# Commisioning Question



## PTE Gruending (13 Dec 2002)

Hello,
   I am considering commisioning to become an Officer, but I have quite a few questions. First of all, let me give you a little bit of background about myself. I joined the Army Reserve this summer as an Infantry Soldier, completing my BMQ in August. I had always considered becoming an Officer, but I have lots of questions. First off, let me post the Officer training scheme (as I know it, please correct me if I am wrong):

1. BMQ 5 day "Officer Upgrade" (Offered in March/April).

2. CAP(R) 4-5 Weeks (Offered in May/June).

3. Infantry MOC training ~8 Weeks (Offered in Summer).

Now, I would have to take the above to become a 2Lt by fall next year. However, to my questions:

1. What sort of stuff will I be learning in the aformentioned courses? I am guessing the CAP(R) is something similiar to NCM PLQ?

2. What is unit life like as a Res. Officer? I know as a NCM on parade days we do some cool stuff: PT, Sports, Weapons, Interesting Lectures, Maintaining Gear, etc). I know one OCDT in my unit runs the kitshop, another new 2Lt is the Platoon Commander. But what happens?
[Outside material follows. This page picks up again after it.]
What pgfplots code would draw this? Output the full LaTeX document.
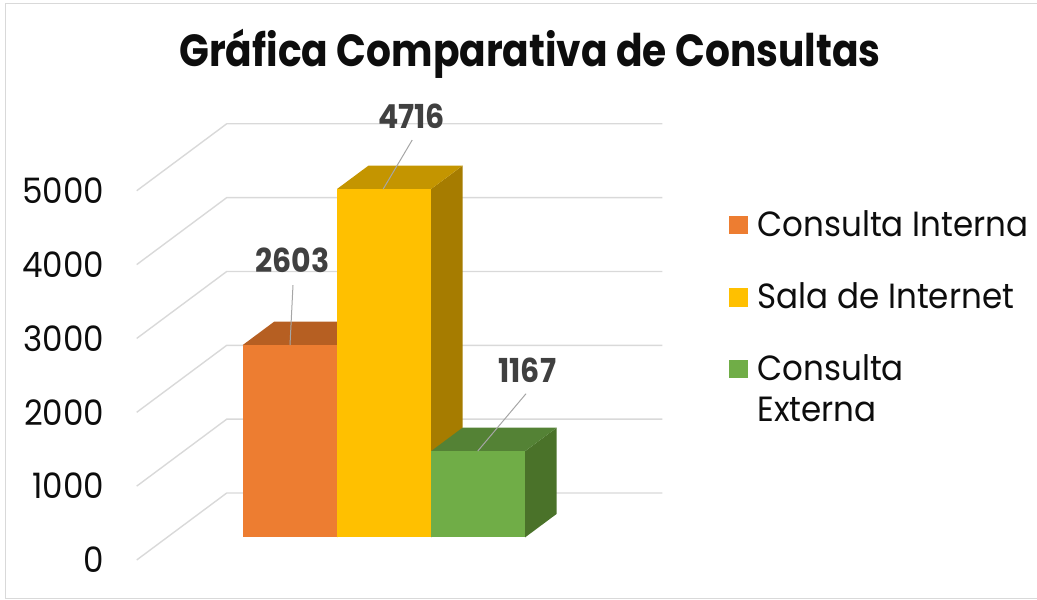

3. As an Officer, do you get to do the exciting field stuff that an Infantry NCM gets to do?

4. I know as a NCM, my unit is lax as to what days you show up for, and what Ex‘s you attend. This is great, because as a University student, my schedule fluxuates quite a bit over the year. Is it as relaxed being an Officer?

5. What sort of course‘s, weekday work, weekend course‘s can I get as a 2Lt? I know you can take your Phase IV training probably after becoming a 2Lt, but that is most likely only in summers.
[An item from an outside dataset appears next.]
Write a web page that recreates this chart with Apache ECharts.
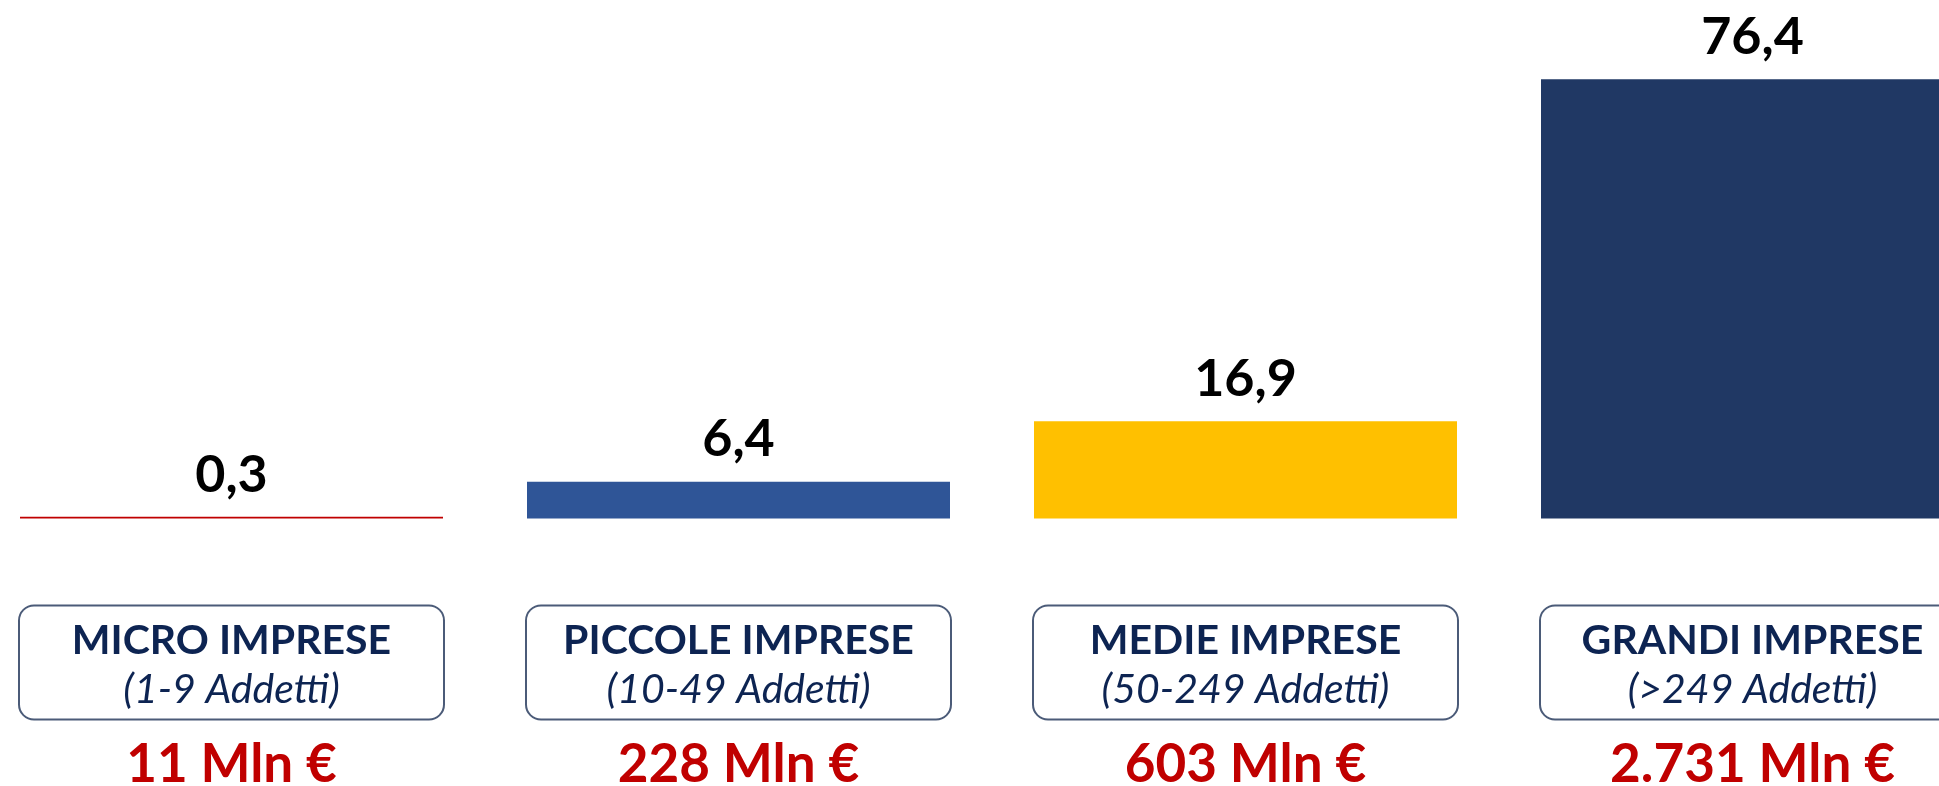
<!DOCTYPE html>
<html>
<head>
<meta charset="utf-8">
<script src="https://cdn.jsdelivr.net/npm/echarts@6/dist/echarts.min.js"></script>
<style>
  html, body { margin: 0; padding: 0; background: #fff; }
  #chart { width: 1939px; height: 786px; }
</style>
</head>
<body>
<div id="chart"></div>
<script>
// categories and values
var categories = ['MICRO IMPRESE', 'PICCOLE IMPRESE', 'MEDIE IMPRESE', 'GRANDI IMPRESE'];
var subtitles = ['(1-9 Addetti)', '(10-49 Addetti)', '(50-249 Addetti)', '(>249 Addetti)'];
var shares = [0.3, 6.4, 16.9, 76.4];
var amounts = ['11 Mln €', '228 Mln €', '603 Mln €', '2.731 Mln €'];

// bar colours, one per category
var palette = ['#C00000', '#2F5597', '#FFC000', '#203864'];

var FONT = 'Lato, "Noto Sans", sans-serif';

var chart = echarts.init(document.getElementById('chart'));

// ticks sit on the bar centres (boundaryGap false), the last bar runs off the page
chart.setOption({
  animation: false,
  backgroundColor: '#fff',
  grid: {
    left: 231.5, right: 186.5, top: 1, bottom: 267.5,
    containLabel: false,
    outerBoundsMode: 'none'
  },
  xAxis: [
    {
      type: 'category',
      data: categories,
      boundaryGap: false,
      axisLine: {show: false},
      axisTick: {show: false},
      axisLabel: {
        interval: 0,
        margin: 88,
        verticalAlign: 'top',
        width: 423,
        backgroundColor: '#fff',
        borderColor: '#4B5B78',
        borderWidth: 2,
        borderRadius: 14,
        padding: [10, 0, 4, 0],
        formatter: function (v, i) {
          return '{t|' + v + '}\n{s|' + subtitles[i] + '}';
        },
        rich: {
          t: {fontFamily: FONT, fontWeight: 'bold', fontSize: 41, color: '#0D2452',
              lineHeight: 48, align: 'center', width: 423},
          s: {fontFamily: FONT, fontStyle: 'italic', fontSize: 41, color: '#0D2452',
              lineHeight: 50, align: 'center', width: 423}
        }
      }
    },
    {
      type: 'category',
      data: categories,
      boundaryGap: false,
      position: 'bottom',
      axisLine: {show: false},
      axisTick: {show: false},
      axisLabel: {
        interval: 0,
        margin: 220,
        verticalAlign: 'top',
        fontFamily: FONT,
        fontWeight: 'bold',
        fontSize: 53,
        lineHeight: 53,
        color: '#C00000',
        formatter: function (v, i) { return amounts[i]; }
      }
    }
  ],
  yAxis: {
    type: 'value',
    min: 0,
    max: 90,
    show: false,
    splitLine: {show: false}
  },
  series: [{
    type: 'bar',
    xAxisIndex: 0,
    barWidth: 423,
    clip: false,
    data: shares.map(function (v, i) {
      return {value: v, itemStyle: {color: palette[i]}};
    }),
    label: {
      show: true,
      position: 'top',
      distance: 16,
      fontFamily: FONT,
      fontWeight: 'bold',
      fontSize: 52,
      color: '#000',
      formatter: function (p) { return String(p.value).replace('.', ','); }
    }
  }]
});
</script>
</body>
</html>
6. What is the promotion scheme for Officers? (ie: NCM: PTE -> 2 Years + QL4 = CPL, CPL - > 3 Years + PLQ = MCPL).

I really don‘t know who to turn to for advice/counselling on the subject. I don‘t think I should talk to my 2IC, and I wouldnt wan‘t to undermine any Officers authority in my unit by asking them.
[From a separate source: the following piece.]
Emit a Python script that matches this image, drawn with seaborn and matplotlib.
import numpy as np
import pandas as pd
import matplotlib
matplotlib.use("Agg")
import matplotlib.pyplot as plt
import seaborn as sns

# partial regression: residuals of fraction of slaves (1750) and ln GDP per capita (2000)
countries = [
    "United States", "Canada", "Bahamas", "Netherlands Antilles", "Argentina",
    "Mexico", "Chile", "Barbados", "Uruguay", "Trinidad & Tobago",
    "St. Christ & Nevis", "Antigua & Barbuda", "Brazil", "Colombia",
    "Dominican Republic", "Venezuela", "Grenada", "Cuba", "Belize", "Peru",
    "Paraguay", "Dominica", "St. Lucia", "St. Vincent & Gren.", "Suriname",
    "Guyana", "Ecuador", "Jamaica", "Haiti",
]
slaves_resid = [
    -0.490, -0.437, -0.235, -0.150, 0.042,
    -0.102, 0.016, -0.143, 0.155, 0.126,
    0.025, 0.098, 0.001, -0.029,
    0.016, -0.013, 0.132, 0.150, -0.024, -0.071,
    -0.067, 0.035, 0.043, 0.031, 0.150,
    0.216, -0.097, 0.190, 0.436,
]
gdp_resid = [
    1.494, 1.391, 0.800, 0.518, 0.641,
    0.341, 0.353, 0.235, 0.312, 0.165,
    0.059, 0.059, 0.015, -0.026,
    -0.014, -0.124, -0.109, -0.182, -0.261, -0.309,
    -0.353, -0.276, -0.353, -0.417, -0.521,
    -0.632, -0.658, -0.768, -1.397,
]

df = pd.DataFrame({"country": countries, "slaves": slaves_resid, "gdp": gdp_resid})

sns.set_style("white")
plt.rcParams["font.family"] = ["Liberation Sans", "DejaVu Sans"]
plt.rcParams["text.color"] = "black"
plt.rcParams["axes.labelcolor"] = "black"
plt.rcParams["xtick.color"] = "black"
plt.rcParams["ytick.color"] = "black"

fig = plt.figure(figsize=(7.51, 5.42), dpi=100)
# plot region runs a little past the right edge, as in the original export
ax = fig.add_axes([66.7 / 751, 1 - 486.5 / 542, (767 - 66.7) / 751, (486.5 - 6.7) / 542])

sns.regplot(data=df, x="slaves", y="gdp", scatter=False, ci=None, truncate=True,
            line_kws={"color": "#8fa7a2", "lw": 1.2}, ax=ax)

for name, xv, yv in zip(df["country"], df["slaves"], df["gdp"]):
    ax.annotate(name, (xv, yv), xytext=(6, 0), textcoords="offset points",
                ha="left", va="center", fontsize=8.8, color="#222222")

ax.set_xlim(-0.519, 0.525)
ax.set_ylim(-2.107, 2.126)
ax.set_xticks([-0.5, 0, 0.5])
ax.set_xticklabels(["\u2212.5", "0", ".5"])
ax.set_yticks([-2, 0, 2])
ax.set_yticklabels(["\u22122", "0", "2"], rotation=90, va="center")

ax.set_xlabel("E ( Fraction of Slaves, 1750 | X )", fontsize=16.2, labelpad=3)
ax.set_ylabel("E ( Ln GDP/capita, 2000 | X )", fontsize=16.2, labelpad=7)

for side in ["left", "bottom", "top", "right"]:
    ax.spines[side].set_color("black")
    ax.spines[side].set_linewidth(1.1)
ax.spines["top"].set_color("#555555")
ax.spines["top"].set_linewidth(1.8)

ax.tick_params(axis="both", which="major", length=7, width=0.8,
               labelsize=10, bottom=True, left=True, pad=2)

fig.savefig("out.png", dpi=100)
I joined the Army for honour/pride/country/adventure/physical challenge. I am really craving leadership and "higher" up thinking, ie: tactically, etc of an Officers duties. But I don‘t know if I want to give up the fun NCM stuff for politics & paperwork. I just would really like to know more about the Armys personal roles and such.

One question that always boggled me: How must it feel for an experienced SGT/WO/MWO/CWO with 10-30 years of Army experience to salute, "sir", and get orders from a 20yo 2Lt?

Thanks in advance for any info...


----------



## CICguy (14 Dec 2002)

I know as far as the CIC goes, there are many different courses that you must do, and you must be in that specific rank for usually about a year, and then you need to make sure that there is enough "room" in the corps for your promotion.  As well as having to so called "sponsored" by your C.O. It is not easy, and the courses as far as i know are not that hard, and there are not that many, but your life is different..the people who you associate with, you cannot really associate with any more, just because of the rank structure.

This is the best that i can telll for now

best of luck!!


----------



## CICguy (14 Dec 2002)

just remember that when an NCM is at the level of say...
WO
CWO
or any of the "appointed" posistions, the have been given a "warrant" for there servcies, and are what you might say, a partially commishioned member...and any officere knows not to mess with a warrant officer, as this can lead to MAJOR problems, unless of course, they have done something wrong.  This is what i have been told my supperiors, and by a formere WO turned blue CIC officer..learned a lot from that man...
n e ways..enjoy, hope it helps in your quest.


----------



## 1911CoLt45 (18 Nov 2009)

Good day

I am doing my university schooling side by side with my training to become a Infantry Officer.  Does one become commisioned after they receive their BA or after just doing BMQ and CAP?


----------



## Jorkapp (19 Nov 2009)

Depends on your entry plan:

DEO: Commissioned upon entry
RESO: Commissioned upon completion of CAP


----------



## 1911CoLt45 (20 Nov 2009)

Thanks AEC KAPP


----------



## Sonnyjim (23 Nov 2009)

Do Reserve Officers not recieve the rank of 2Lt once they are accepted into the army for the Reserve Officer Training Program? They hadn't even attended their BMQ yet but they were wearing the 2Lt rank? Do they get promoted to Lt after they recieve their degree and pass all their training?


----------



## Redeye (23 Nov 2009)

If you join the Reserve and have a degree (or a commission through the CIC which isn't uncommon as well), you'll be a 2Lt on joining.  Otherwise, you get commissioned after you pass CAP/BMOQ(L) as it's called now.



			
				Sonnyjim said:
			
		

> Do Reserve Officers not recieve the rank of 2Lt once they are accepted into the army for the Reserve Officer Training Program? They hadn't even attended their BMQ yet but they were wearing the 2Lt rank? Do they get promoted to Lt after they recieve their degree and pass all their training?


----------



## George Wallace (23 Nov 2009)

Sonnyjim said:
			
		

> Do Reserve Officers not recieve the rank of 2Lt once they are accepted into the army for the Reserve Officer Training Program? They hadn't even attended their BMQ yet but they were wearing the 2Lt rank? Do they get promoted to Lt after they recieve their degree and pass all their training?


  You will start as an O/Cdt, not a 2 Lt.


This is the umpteenth topic on this subject.



LOCKED!


----------